President Obama met with six prisoners at El Reno, and their discussion will be featured in a VICE documentary-type special to air on HBO in the fall.
“Every single one of them emphasized the fact that they had done something wrong, they are prepared to take responsibility for it, but they also urged us to think about how society could’ve reached them earlier on in life to keep them out of trouble,” the president noted of the inmates he met.
“I think we have a tendency sometimes to almost take for granted or think it’s normal that so many young people end up in our criminal justice system. It’s not normal. It’s not what happens in other countries. What is normal is teenagers doing stupid things,” Obama said after visiting the facility and speaking with the inmates.
Mass incarceration is an American curse, created through a bipartisan effort to get “tough on crime,” lock people up and throw away the key.
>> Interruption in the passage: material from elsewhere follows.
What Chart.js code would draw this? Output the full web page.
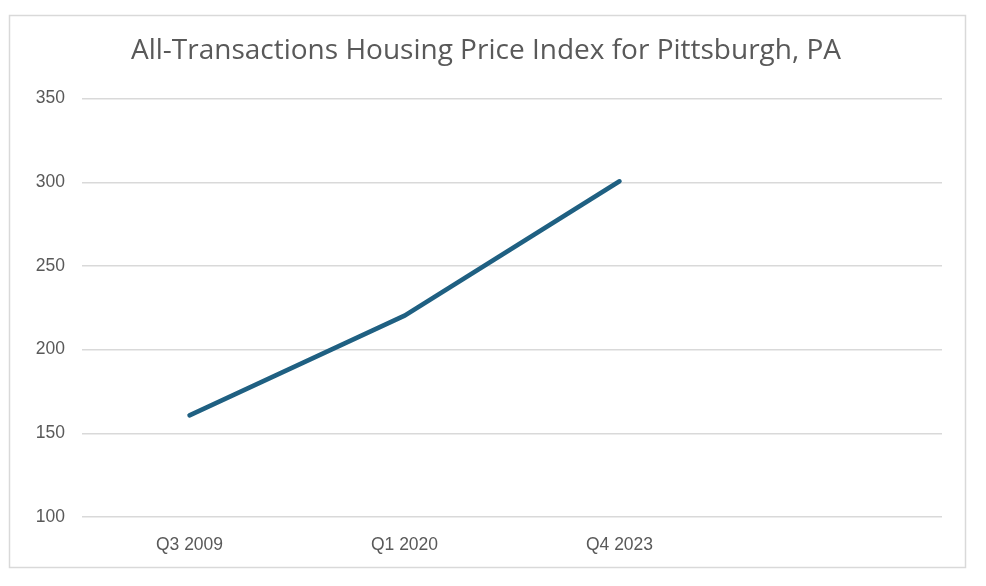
<!DOCTYPE html>
<html>
<head>
<meta charset="utf-8">
<script src="https://cdn.jsdelivr.net/npm/chart.js@4"></script>
<style>
  html, body { margin: 0; padding: 0; background: #fff; }
  #wrap { position: relative; width: 986px; height: 586px; }
</style>
</head>
<body>
<div id="wrap"><canvas id="lineChart"></canvas></div>
<script>
// data
const quarters = ['Q3 2009', 'Q1 2020', 'Q4 2023', ''];
const indexValues = [160.7, 220.3, 300.6, null];
const yTicks = [100, 150, 200, 250, 300, 350];

const frameBox = {
  id: 'frameBox',
  beforeDraw(chart) {
    const ctx = chart.ctx;
    ctx.save();
    ctx.fillStyle = '#ffffff';
    ctx.fillRect(0, 0, chart.width, chart.height);
    ctx.strokeStyle = '#d9d9d9';
    ctx.lineWidth = 1.5;
    ctx.strokeRect(9.5, 15.5, 956, 552);
    ctx.restore();
  }
};

const tickFont = { family: "'Liberation Sans', sans-serif", size: 17.5 };

const ctx = document.getElementById('lineChart').getContext('2d');
new Chart(ctx, {
  type: 'line',
  data: {
    labels: quarters,
    datasets: [{
      label: 'Index',
      data: indexValues,
      borderColor: '#1f6082',
      borderWidth: 4.5,
      pointRadius: 0,
      tension: 0,
      borderCapStyle: 'round',
      fill: false
    }]
  },
  options: {
    responsive: true,
    maintainAspectRatio: false,
    animation: false,
    layout: { padding: { left: 30, right: 44, top: 0, bottom: 29 } },
    plugins: {
      legend: { display: false },
      tooltip: { enabled: false },
      title: {
        display: true,
        text: 'All-Transactions Housing Price Index for Pittsburgh, PA',
        color: '#595959',
        font: { family: "'Open Sans', sans-serif", size: 28, weight: 'normal' },
        padding: { top: 34, bottom: 31 }
      }
    },
    scales: {
      x: {
        offset: true,
        grid: { display: false },
        border: { display: false },
        ticks: {
          color: '#595959',
          padding: 10,
          maxRotation: 0,
          font: tickFont
        },
        afterFit(scale) { scale.height = 40; }
      },
      y: {
        min: yTicks[0],
        max: yTicks[yTicks.length - 1],
        afterBuildTicks(scale) { scale.ticks = yTicks.map(v => ({ value: v })); },
        grid: { color: '#d9d9d9', lineWidth: 1.5, drawTicks: false },
        border: { display: false },
        ticks: {
          color: '#595959',
          padding: 17,
          font: tickFont
        },
        afterFit(scale) { scale.width = 52; }
      }
    }
  },
  plugins: [frameBox]
});
</script>
</body>
</html>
And although this is a uniquely American crisis, the war on drugs that produced the world’s largest prison population — 2.2 million, including 1.5 million in federal and state facilities and another 700,000 in local jails — has been a war on people of color.
These days, the U.S. prison problem is often compared to Jim Crow, in which the court system targetedblack men and funneled them into the convict labor system, continuing the economic exploitation of slavery. According to the Sentencing Project, people of color are 67 percent of the nation’s prisoners, a consequence of measures such as the 1994 Omnibus Crime Act, which Bill Clinton signed into law. This week at the NAACP convention in Philadelphia, as President Obama addressed an audience about reforming a system “skewed by race and wealth,” Clinton apologized for his role in mass incarceration.
Now, black men are six times more likely to be incarcerated than white men, and Latino men are 2.4 times more likely. Further, 1 in 10 black men in their thirties are in prison or jail.
Prisons are big business, and they are draining the resources of states and eating away funds for education, infrastructure and programs of social uplift.
The significance of the president’s moves this week extends far beyond the prison walls of El Reno and reflects an understanding of the need for comprehensive policy reform.
“The president has taken steps with Attorney General Eric Holder and his successor [Loretta Lynch] to address a number of issues concerning overincarceration, and it has been a process for this executive in addressing what we do when we get out of prison,” said Todd A. Cox, Senior Fellow at the Center for American Progress, in an interview with theGrio. “So I think for this president, it has been a process over the years as prosecutors and leaders of the government in general to make sure they are addressing the issue.”
“I think beyond going to a prison, there needs to be something comprehensive done,” added Cox, who also served as director of the Office of Communications and Legislative Affairs at the U.S. Equal Employment Opportunity Commission under Obama.
Cox — who thinks the government can serve as more of a model employer for people who have served time—believes that prison should be used in a balanced, limited and proportional manner. Further, he argues, much more should be done to keep communities safe and end mass incarceration and overcriminalization — in a nation where 70 to 100 million people have a criminal record.
“Today, even a minor criminal record serves as both a direct cause and consequence of poverty, presenting obstacles to employment, housing, public assistance, education, family reunification, and more. The impact of mass incarceration on communities of color is particularly staggering and is a significant driver of racial inequality in the United States,” he added.
The “tough on crime” approach is a miserable failure, and true reform of the criminal justice system will take a bipartisan effort in which we are smarter about sentencing, reduce barriers for the formerly incarcerated, and increase their job opportunities. This week, the president took the first steps towards this, which is why his prison visit was important.